Monday, September 30, 2013

Father's Day - "You were there for us all the time. Someone I could really rely on." "That's not me. "

Father's Day (TV story) - Tardis Data Core, the Doctor Who Wiki

Series 1, Story 8 (Overall Series Story #163)


On paper, this is a story that should have tore me down and become my instant favorite. It's good. It's a move in the right direction after the misstep that was "The Long Game." And yet, while I can't point to this or that and say, "That was the wrong way to go about it," or, "The (actor/director/writer) messed up here and blew the (scene/tone of the story/theme) here," I can only say I liked this one, not that I loved it.

We learn as the story openst that Rose grew up with romantic vision of her father based on Jackie's description of him, and she longed for that connection to her dad. Understandable. When you're a kid, your dad is, sort of by definition, the greatest guy in the world and, provided he's not one of those abusive monsters, any time you lose you imagine would have been best time you possibly could have had. So, we came about it different ways, but as a tyke I had a similar sense of lost time with that idealized dad. The way Rose wants to connect, and then makes the decision to interfere to save him, even though she should know better, I get that.

Rose fixes history so she can there be for her dad in the end.
Rose, taking advantage of the time travel gig, decides to take matters into her own hands, save her dad, and rewrite this little bit of history. It's a decision that unleashes dragon-reaper-chronovore-ish flying, people-chomping (for no good reason and in apparent conflict with the problem they were there to rectify?) CGI creatures that trap a wedding party in a church. The solution the Doctor devises to escape the church had something to do with a cell-phone battery which I won't try to explain lest that be seen as colluding in the representation that it made sense. It all goes wrong anyways and dragon-reapers eat the Doctor so, of course, we know that's getting undone right quick. Pete has figured out what Rose has done, and that he needs to repair the damage by undoing it. He turns out to have the paternal instinct, if not the temperament, sacrificing himself to set things right.

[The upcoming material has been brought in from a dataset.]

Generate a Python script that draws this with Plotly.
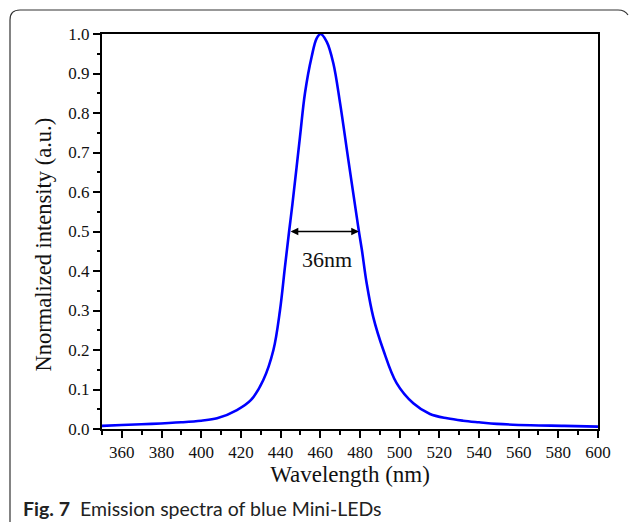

My failure to connect with this story is not in keeping with the critical or popular assessment. It's well-acted, well-written (that's Paul Cornell for you) -- well, except for the cell-phone battery charging the TARDIS key leading to the predictable climax-- and rightly considered one of the stronger episodes of the Eccleston series. That I'm not quite as enamored with it is probably more to do with me than with the story itself.

See, Five? This is how you react to the TARDIS's apparent destruction.